Exercise instructions
Working from the top of the listing below, retype each line through the line containing "y_ticks = [0, 2, 4, 6, 8, 10, 12, 14]", both included, with no pictures.

Dataset excerpt
= = = =
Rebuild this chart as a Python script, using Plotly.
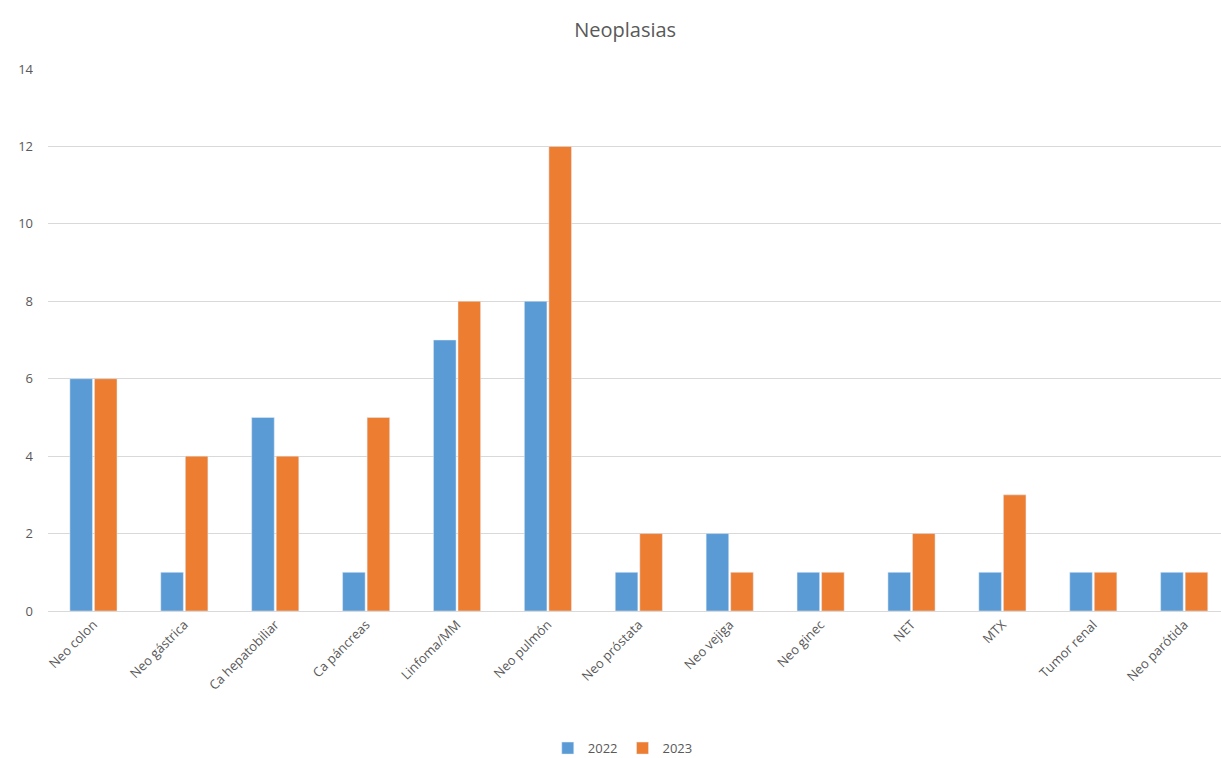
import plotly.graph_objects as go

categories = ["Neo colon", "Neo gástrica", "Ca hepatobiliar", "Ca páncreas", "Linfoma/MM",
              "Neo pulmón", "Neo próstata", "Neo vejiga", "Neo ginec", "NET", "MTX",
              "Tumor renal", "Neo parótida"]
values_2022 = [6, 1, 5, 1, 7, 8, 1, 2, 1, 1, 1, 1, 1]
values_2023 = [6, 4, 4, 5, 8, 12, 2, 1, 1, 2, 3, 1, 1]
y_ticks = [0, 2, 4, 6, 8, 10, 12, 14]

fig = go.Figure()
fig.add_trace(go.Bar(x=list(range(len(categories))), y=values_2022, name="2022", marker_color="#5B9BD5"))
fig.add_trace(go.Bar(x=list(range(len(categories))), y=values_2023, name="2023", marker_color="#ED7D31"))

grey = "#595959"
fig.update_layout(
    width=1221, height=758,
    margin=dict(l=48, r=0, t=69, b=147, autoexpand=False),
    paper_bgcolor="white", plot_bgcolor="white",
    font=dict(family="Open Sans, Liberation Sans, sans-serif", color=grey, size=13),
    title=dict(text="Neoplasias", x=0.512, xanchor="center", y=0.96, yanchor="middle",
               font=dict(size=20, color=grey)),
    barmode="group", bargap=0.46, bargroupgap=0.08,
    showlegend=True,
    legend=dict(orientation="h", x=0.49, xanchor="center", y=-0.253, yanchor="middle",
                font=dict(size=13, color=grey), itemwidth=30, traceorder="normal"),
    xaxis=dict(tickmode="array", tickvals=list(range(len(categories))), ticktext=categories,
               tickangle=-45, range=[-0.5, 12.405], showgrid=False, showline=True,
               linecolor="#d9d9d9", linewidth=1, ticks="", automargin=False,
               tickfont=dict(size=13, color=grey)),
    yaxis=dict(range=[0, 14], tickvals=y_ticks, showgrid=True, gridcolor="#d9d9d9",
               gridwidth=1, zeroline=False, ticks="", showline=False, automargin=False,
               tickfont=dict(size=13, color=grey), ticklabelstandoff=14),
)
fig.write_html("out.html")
= = = =
Final answer
Rebuild this chart as a Python script, using Plotly.
import plotly.graph_objects as go

categories = ["Neo colon", "Neo gástrica", "Ca hepatobiliar", "Ca páncreas", "Linfoma/MM",
              "Neo pulmón", "Neo próstata", "Neo vejiga", "Neo ginec", "NET", "MTX",
              "Tumor renal", "Neo parótida"]
values_2022 = [6, 1, 5, 1, 7, 8, 1, 2, 1, 1, 1, 1, 1]
values_2023 = [6, 4, 4, 5, 8, 12, 2, 1, 1, 2, 3, 1, 1]
y_ticks = [0, 2, 4, 6, 8, 10, 12, 14]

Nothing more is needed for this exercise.